#### 如何繪製多年期的資料
### RQ6:多年期的上網率的變化
## 兩個變數的關係(年度為類別變數、上網率為連續變數)
# a.使用折線圖
# b.使用長條圖
### RQ7:多年期的不同上網裝置使用天數的變化
## 三個變數的關係(年度和裝置為類別變數、上網天數為連續變數)
# a.使用折線圖
# b.使用長條圖
# 2015-2019年網路使用行為數據概況
# https://www.crctaiwan.nctu.edu.tw/ResultsShow_detail.asp?RS_ID=123
# RQ6:2015-2019年台灣民眾的上網率的趨勢為何?
## 1. 輸入資料:
# install.packages("sjlabelled")
library(sjlabelled)
library(haven)
##
## Attaching package: 'haven'
## The following objects are masked from 'package:sjlabelled':
##
## as_factor, read_sas, read_spss, read_stata, write_sas, zap_labels
tcs2015 <- read_spss("TCS2015.sav")
tcs2016 <- read_spss("TCS2016.sav")
tcs2017 <- read_spss("TCS2017.sav")
tcs2018 <- read_spss("TCS2018.sav")
tcs2019 <- read_spss("tcs2019.sav")
# 2. 檢視資料框
# 當資料較大時,建議使用sjPlot套件
# install.packages("sjPlot")
# library(sjPlot)
# view_df(tcs2015,
# file="tcs2015tab.html", # 結果直接另存新檔
# show.na = T, # 顯示未重新編碼前的無效值個數
# show.frq = T, # 顯示次數
# show.prc = T, # 顯示百分比
# encoding = "big5"
# )
# view_df(tcs2016,
# file="tcs2016tab.html", # 結果直接另存新檔
# show.na = T, # 顯示未重新編碼前的無效值個數
# show.frq = T, # 顯示次數
# show.prc = T, # 顯示百分比
# encoding = "big5"
# )
# view_df(tcs2017,
# file="tcs2017tab.html", # 結果直接另存新檔
# show.na = T, # 顯示未重新編碼前的無效值個數
# show.frq = T, # 顯示次數
# show.prc = T, # 顯示百分比
# encoding = "big5"
# )
# view_df(tcs2018,
# file="tcs2018tab.html", # 結果直接另存新檔
# show.na = T, # 顯示未重新編碼前的無效值個數
# show.frq = T, # 顯示次數
# show.prc = T, # 顯示百分比
# encoding = "big5"
# )
# view_df(tcs2019,
# file="tcs2019tab.html", # 結果直接另存新檔
# show.na = T, # 顯示未重新編碼前的無效值個數
# show.frq = T, # 顯示次數
# show.prc = T, # 顯示百分比
# encoding = "big5"
# )
## 3. 應用實作
# (1)確認欲分析的變數
# 請問你平常會不會上網?
# 2015年:C3(連續變數)
# 2016年:B1(連續變數)
# 2017年:B1(連續變數)
# 2018年:D1(連續變數)
# 2019年:b1(連續變數)
# (2) 各年建立一個新資料框,包含年度及欲使用的變數(上網狀況),各年的變數名稱需一致
# 利用rbind函數將各年資料進行垂直合併
a1 <- data.frame(year=2015, online=tcs2015$C3)
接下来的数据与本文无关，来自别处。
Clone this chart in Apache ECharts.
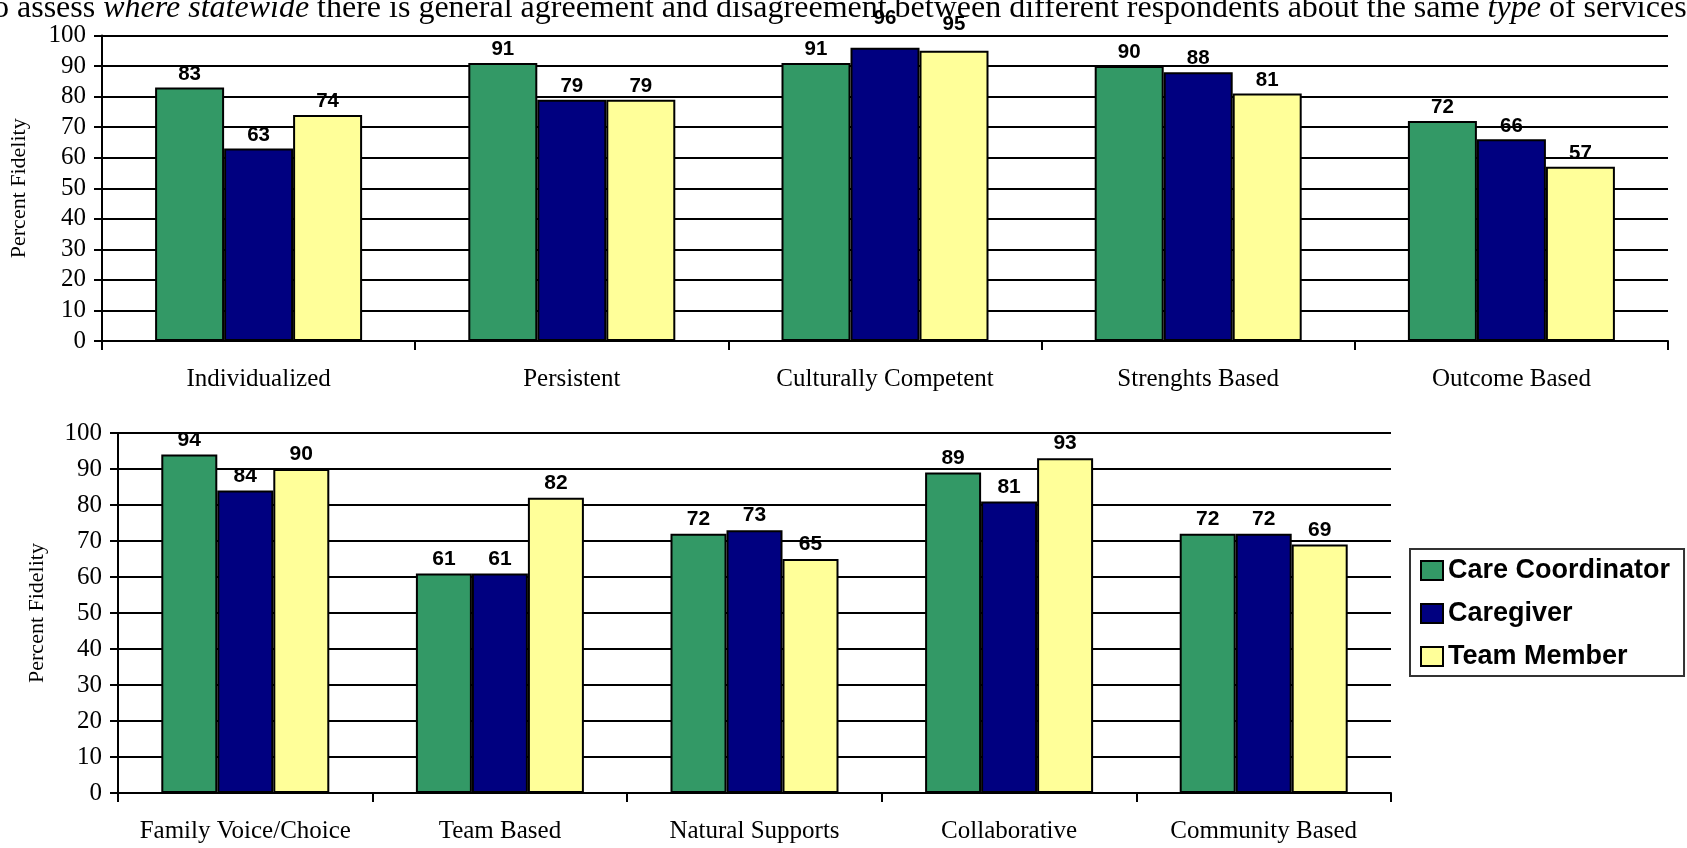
<!DOCTYPE html>
<html>
<head>
<meta charset="utf-8">
<script src="https://cdn.jsdelivr.net/npm/echarts@6/dist/echarts.min.js"></script>
<style>html,body{margin:0;padding:0;background:#fff;}#c{width:1687px;height:848px;}</style>
</head>
<body>
<div id="c"></div>
<script>
const topCategories = ['Individualized', 'Persistent', 'Culturally Competent', 'Strenghts Based', 'Outcome Based'];
const topCareCoordinator = [83, 91, 91, 90, 72];
const topCaregiver = [63, 79, 96, 88, 66];
const topTeamMember = [74, 79, 95, 81, 57];

const bottomCategories = ['Family Voice/Choice', 'Team Based', 'Natural Supports', 'Collaborative', 'Community Based'];
const bottomCareCoordinator = [94, 61, 72, 89, 72];
const bottomCaregiver = [84, 61, 73, 81, 72];
const bottomTeamMember = [90, 82, 65, 93, 69];

const seriesNames = ['Care Coordinator', 'Caregiver', 'Team Member'];
const seriesColors = ['#339966', '#000080', '#FFFF99'];
const yTicks = {min: 0, max: 100, interval: 10};
const yAxisName = 'Percent Fidelity';

const serif = "'Times New Roman', 'Liberation Serif', serif";
const sans = "Arial, 'Liberation Sans', sans-serif";

// labels that were moved up by hand in the original (series index, category index) -> extra lift in px
const labelLift = {'1-2': 16, '2-2': 13};

const chart = echarts.init(document.getElementById('c'));

function yAxis(gridIndex, nameGap) {
  return {
    type: 'value', gridIndex, min: yTicks.min, max: yTicks.max, interval: yTicks.interval,
    name: yAxisName, nameLocation: 'middle', nameGap,
    nameTextStyle: {fontFamily: serif, fontSize: 22, color: '#000'},
    axisLine: {show: true, lineStyle: {color: '#000', width: 2}},
    axisTick: {show: true, length: 8, lineStyle: {color: '#000', width: 2}},
    axisLabel: {fontFamily: serif, fontSize: 25, color: '#000', margin: 16},
    splitLine: {show: true, lineStyle: {color: '#000', width: 2}}
  };
}
function xAxis(gridIndex, data) {
  return {
    type: 'category', gridIndex, data,
    axisLine: {show: true, lineStyle: {color: '#000', width: 2}},
    axisTick: {show: true, interval: 0, length: 9, alignWithLabel: false, lineStyle: {color: '#000', width: 2}},
    axisLabel: {fontFamily: serif, fontSize: 25, color: '#000', margin: 26, interval: 0}
  };
}
function bars(idx, grid, values, barWidth, fontSize, dist) {
  const data = values.map((v, i) => {
    const lift = grid === 0 ? labelLift[idx + '-' + i] : undefined;
    return lift ? {value: v, label: {offset: [0, -lift]}} : v;
  });
  return {
    type: 'bar', name: seriesNames[idx], xAxisIndex: grid, yAxisIndex: grid,
    data, barWidth, barGap: '0%',
    itemStyle: {color: seriesColors[idx], borderColor: '#000', borderWidth: 2},
    label: {show: true, position: 'top', distance: dist, fontFamily: sans, fontWeight: 'bold', fontSize, color: '#000'},
    emphasis: {disabled: true}
  };
}

const option = {
  animation: false,
  backgroundColor: '#fff',
  graphic: [{
    type: 'text', left: -7, top: -7, silent: true,
    style: {
      text: '{n|o assess }{i|where statewide}{n| there is general agreement and disagreement between different respondents about the same }{i|type}{n| of services.}',
      rich: {
        n: {fontFamily: serif, fontSize: 32, fill: '#000'},
        i: {fontFamily: serif, fontSize: 32, fontStyle: 'italic', fill: '#000'}
      }
    }
  }],
  legend: {
    orient: 'vertical', left: 1410, top: 549,
    data: seriesNames,
    icon: 'rect',
    itemWidth: 22, itemHeight: 19, itemGap: 16,
    padding: [8, 14, 6, 10],
    borderColor: '#333', borderWidth: 2,
    textStyle: {fontFamily: sans, fontWeight: 'bold', fontSize: 27, color: '#000'},
    selectedMode: false
  },
  grid: [
    {left: 102, top: 35.5, width: 1566, height: 305.5},
    {left: 118, top: 433, width: 1273, height: 360}
  ],
  xAxis: [xAxis(0, topCategories), xAxis(1, bottomCategories)],
  yAxis: [yAxis(0, 72), yAxis(1, 70)],
  series: [
    bars(0, 0, topCareCoordinator, 69, 20.5, 3),
    bars(1, 0, topCaregiver, 69, 20.5, 3),
    bars(2, 0, topTeamMember, 69, 20.5, 3),
    bars(0, 1, bottomCareCoordinator, 56, 21, 4),
    bars(1, 1, bottomCaregiver, 56, 21, 4),
    bars(2, 1, bottomTeamMember, 56, 21, 4)
  ]
};
chart.setOption(option);
</script>
</body>
</html>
a2 <- data.frame(year=2016, online=tcs2016$B1)
a3 <- data.frame(year=2017, online=tcs2017$B1)
a4 <- data.frame(year=2018, online=tcs2018$D1)
a5 <- data.frame(year=2019, online=tcs2019$b1)
df1 <- rbind(a1,a2,a3,a4,a5)
# (3) 運用plyr套件,計算各年的上網率與人數
library(plyr)
## Warning: package 'plyr' was built under R version 4.0.5
df2 = ddply(df1,.(year),function(.){
res = prop.table(table(factor(.$online)))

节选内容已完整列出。